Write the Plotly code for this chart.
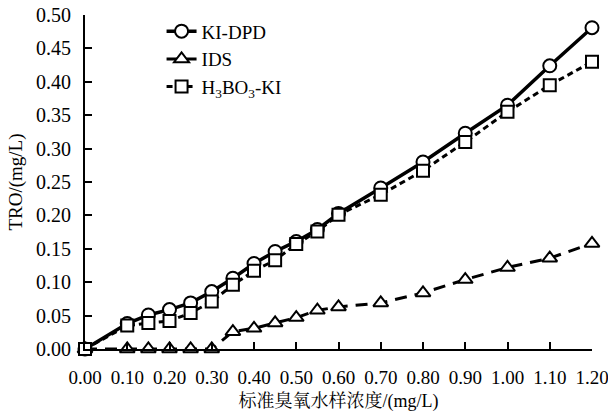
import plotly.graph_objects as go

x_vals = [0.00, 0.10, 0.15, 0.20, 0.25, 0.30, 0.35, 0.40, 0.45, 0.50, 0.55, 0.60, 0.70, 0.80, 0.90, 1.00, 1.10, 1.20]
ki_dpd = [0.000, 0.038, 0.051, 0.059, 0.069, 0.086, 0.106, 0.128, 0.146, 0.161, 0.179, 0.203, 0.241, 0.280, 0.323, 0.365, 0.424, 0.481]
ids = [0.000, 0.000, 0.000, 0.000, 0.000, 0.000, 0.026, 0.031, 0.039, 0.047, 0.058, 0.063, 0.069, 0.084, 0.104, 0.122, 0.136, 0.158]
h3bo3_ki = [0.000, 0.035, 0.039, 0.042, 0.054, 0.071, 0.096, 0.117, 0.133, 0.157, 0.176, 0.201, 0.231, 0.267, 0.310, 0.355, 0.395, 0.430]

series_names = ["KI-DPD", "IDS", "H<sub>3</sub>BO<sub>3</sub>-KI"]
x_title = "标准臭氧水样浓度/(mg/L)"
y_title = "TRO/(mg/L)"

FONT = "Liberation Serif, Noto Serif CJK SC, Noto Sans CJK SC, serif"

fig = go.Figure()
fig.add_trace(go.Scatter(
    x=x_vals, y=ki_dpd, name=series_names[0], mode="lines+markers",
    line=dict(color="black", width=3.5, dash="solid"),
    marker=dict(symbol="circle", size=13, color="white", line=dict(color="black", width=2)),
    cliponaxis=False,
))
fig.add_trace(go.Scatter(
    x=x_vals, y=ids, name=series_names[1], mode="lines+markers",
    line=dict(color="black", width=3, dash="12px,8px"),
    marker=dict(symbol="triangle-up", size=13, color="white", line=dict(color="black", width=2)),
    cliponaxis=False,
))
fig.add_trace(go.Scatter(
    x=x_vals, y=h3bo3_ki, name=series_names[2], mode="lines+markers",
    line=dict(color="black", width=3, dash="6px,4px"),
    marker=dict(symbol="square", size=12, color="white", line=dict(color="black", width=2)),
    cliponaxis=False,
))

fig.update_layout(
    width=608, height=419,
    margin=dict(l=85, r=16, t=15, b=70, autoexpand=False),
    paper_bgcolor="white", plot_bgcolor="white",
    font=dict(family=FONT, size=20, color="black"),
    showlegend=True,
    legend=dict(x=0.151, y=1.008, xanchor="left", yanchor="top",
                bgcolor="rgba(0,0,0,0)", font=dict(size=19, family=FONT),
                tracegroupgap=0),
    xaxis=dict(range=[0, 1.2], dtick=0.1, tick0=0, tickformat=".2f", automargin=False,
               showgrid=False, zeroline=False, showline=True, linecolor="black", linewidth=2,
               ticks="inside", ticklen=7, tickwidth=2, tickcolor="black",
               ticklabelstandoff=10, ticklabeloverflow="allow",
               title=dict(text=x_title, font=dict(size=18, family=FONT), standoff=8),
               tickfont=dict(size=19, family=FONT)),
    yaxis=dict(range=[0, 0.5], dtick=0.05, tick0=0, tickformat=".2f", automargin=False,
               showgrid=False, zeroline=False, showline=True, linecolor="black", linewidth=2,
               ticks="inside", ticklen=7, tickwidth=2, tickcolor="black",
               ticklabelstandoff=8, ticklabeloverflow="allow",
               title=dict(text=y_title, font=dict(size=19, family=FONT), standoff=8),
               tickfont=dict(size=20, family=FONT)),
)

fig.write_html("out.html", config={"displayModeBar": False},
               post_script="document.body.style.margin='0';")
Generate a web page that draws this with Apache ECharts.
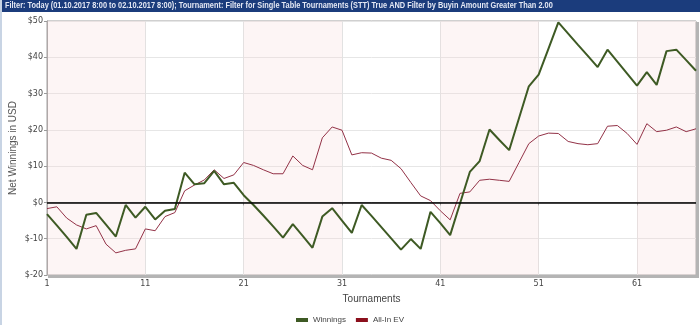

___

WHAT YOU WILL DO ->
Copy the lines from the entries above in which the word "this" appears.

EXERCISE ANSWER ->
Write the Plotly code for this chart.
Generate a web page that draws this with Apache ECharts.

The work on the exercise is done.